There are other terms or conditions which apply in more complex transactions, some of which are:

* Representation – A representation can be any form of advice, recommendation, information, assistance or service given by the seller in relation to the goods.Most often the seller may have a condition of sale that whatever the seller may have said or done in relation to the goods can not be relied on and the buyer should rely on there inquiries before purchasing goods. Whether or not the seller can rely on such a condition will depend on the circumances surrounding the representation.

* Sale by description and conformity with description – Particularly for sale of goods in bulk or large quantity, the buyer examines the sample first before placing orders. Sale by description occurs where the goods may not be in existence. It is an demanded condition of sale that the goods will confirm with the description.

* Conditions or Warranty – A condition is a provision in the contract, breach of which will allow the buyer to bring the contract to an end and reject the goods. If the provision is a warranty, then the buyer can only sue for damages. Predominantly, goods of technical nature, such as household equipment and computers, come with the manufacturers' warranty as to defect. Whether a provision in the contract is a condition or warranty will depend on the construction of the contract.
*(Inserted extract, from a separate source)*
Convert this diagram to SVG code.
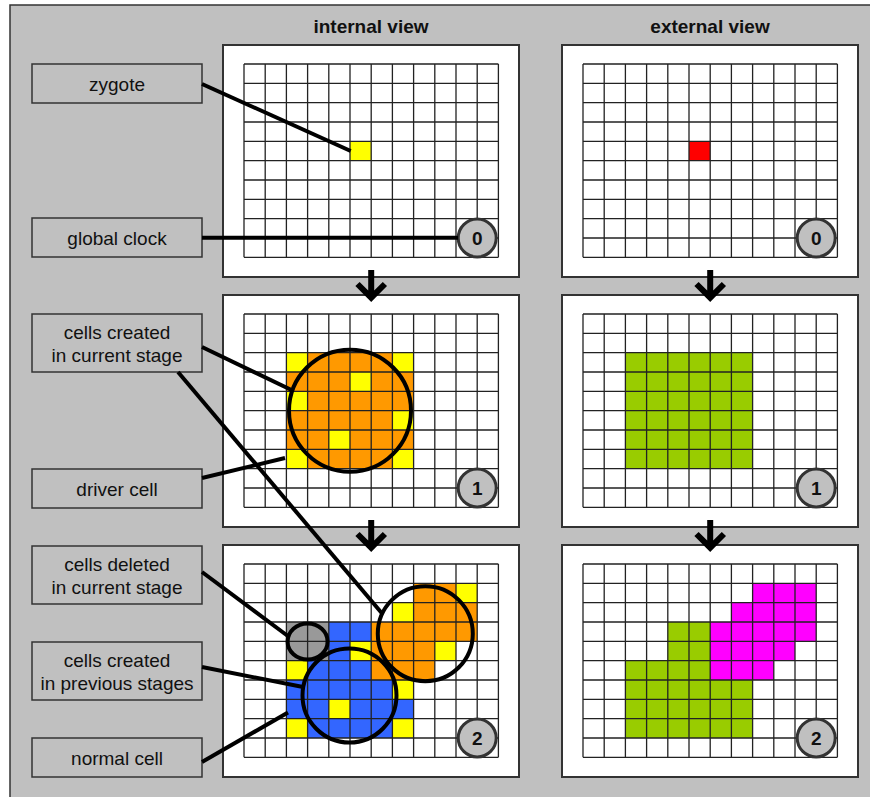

* Implied terms – Implied terms are those terms of trade that do not appear in a contract but are claimed by law or industry practice. Some common accepted terms of trade are: that the seller owns the goods being sold or has a right to sell the goods; that the goods being sold are fit for purpose; and that the goods are of merchantable quality.

* Delivery and Installment deliveries – A contract may stipulate when, how and where the goods are to be delivered. Sometimes the seller may have a condition that any delay on its part will not entitle the buyer to sue for damages or cancel the order.

* Acceptance of goods – Upon delivery, the buyer is to have inspected the goods and accepted them. The seller, as a condition of sale, may wish to absolve itself from any liability once the goods are delivered.

* Risk – Risk is any peril associated with the goods such as the risk of loss or risk of damage. It is a normal term of the contract that the risk in goods passes to the buyer upon delivery.

* Retention of title – The seller may wish to retain title in the goods if the buyer fails to make payment for the goods. The title to the goods will not pass to the buyer upon delivery. Upon bankruptcy or liquidation of the buyer, the seller may be able to repossess the goods from the receiver or liquidator and not wait in line with other creditors for payment after disposing of the buyer's assets.

* Stipulation as to time of payment – Whilst most sellers would prefer prepayment or payment upon delivery, in business, credit is sometimes allowed to the buyer to pay for the goods after, say 30 days or 60 days. Some sellers may charge interest on overdue accounts.

There are various federal and state laws governing the provisions of goods and service.A seller may not be able to opt out of its certain statutory obligations.

Sellers should have their existing contracts reviewed or have certain standard terms of trade drafted by the solicitor. Buyers may wish to have such contracts reviewed by their solicitor before executing them.